Solar Energy: Mixed Anion Compounds with ‘Fluorine’ Works as New Photocatalytic Material

Nobel photocatalyst composed of abundant elements overturns conventional views

photocatalysts
Figure 1. Experiments reveal the strong visible-light absorption of Pb2Ti2O5.4F1.2 The inset shows an image of Pb2Ti2O5.4F1.2, shown to be capable of absorbing visible light of a wavelength of around 500 nm. This ability is thought to be due to the bonding structure around the Pb cation within the pyrochlore lattice, shown on the right.

Scientists in Japan have shown that an oxyfluoride is capable of visible light-driven photocatalysis1. The finding opens new doors for designing materials for artificial photosynthesis and solar energy research.

Over the last decade, research has intensified to develop efficient, manmade photocatalysts that work under visible light — an important target for renewable energy systems.

Now, such efforts have taken a surprising turn, with the discovery of a new photocatalytic material called a pyrochlore2 oxyfluoride (Pb2Ti2O5.4F1.2).

Kazuhiko Maeda of Tokyo Institute of Technology (Tokyo Tech), Kengo Oka of Chuo University and collaborators in Japan have succeeded in demonstrating that Pb2Ti2O5.4F1.2 works as a stable photocatalyst for visible light-driven water splitting and carbon dioxide reduction, with the aid of proper surface modifications.

The new material has an unusually small band gap3 of around 2.4 electron volts (eV), meaning that it can absorb visible light with a wavelength of around 500 nanometers (nm). In general, band gaps bigger than 3 eV are associated with inefficient utilization of sunlight, whereas those smaller than 3 eV are desirable for efficient solar energy conversion.

What’s more, the oxyfluoride belongs to a group of compounds that had until now been largely overlooked due to the highest electronegativity4 of fluorine, a property that essentially ruled them out as candidates for visible light-driven photocatalysts.

The new oxyfluoride is “an exceptional case”, the researchers say in their study published in the Journal of the American Chemical Society.

Based on structural considerations and theoretical calculations, they conclude that “the origin of the visible light response in Pb2Ti2O5.4F1.2 lies in the unique features specific to the pyrochlore-type structure.”

Namely, it is the strong interaction between certain orbitals5 (Pb-6s and O-2p) enabled by short Pb–O bonding in the pyrochlore structure that is thought to give rise to the material’s ability to absorb visible light. (See Figure 1.)

One limitation is that the yield of the new photocatalyst currently remains low, at a figure of around 0.01% at 365 nm for hydrogen evolution.

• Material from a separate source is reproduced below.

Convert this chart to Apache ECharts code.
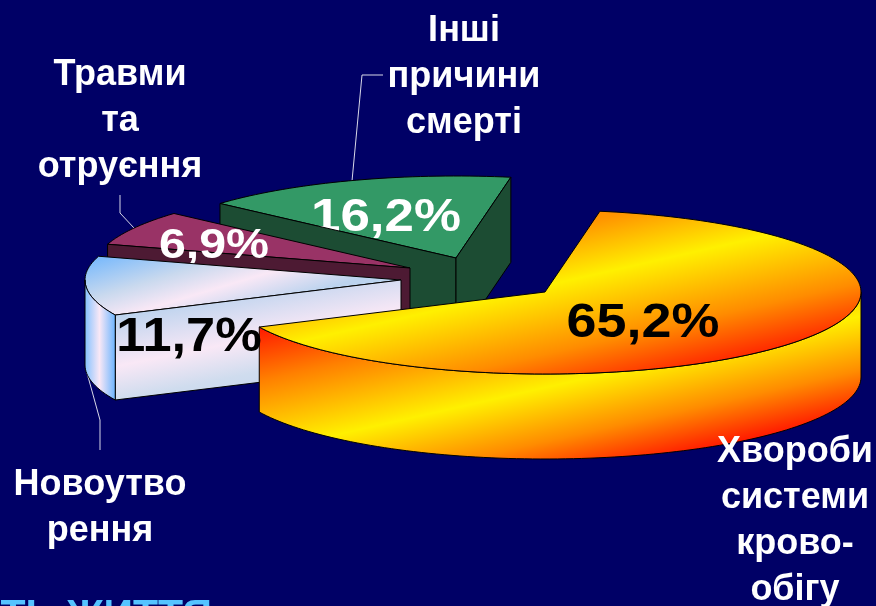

The research team is therefore investigating how to boost the yield by modifying Pb2Ti2O5.4F1.2 through refinement of methods for synthesis and surface modification.

The present study arose as a result of collaborations between institutes including Tokyo Tech, Japan Advanced Institute of Science and Technology (JAIST), the National Institute for Materials Science (NIMS), RIKEN, Kyoto University and Chuo University.

The findings are expected to lead to new directions in materials research and future development of heterogeneous photocatalysts under visible light.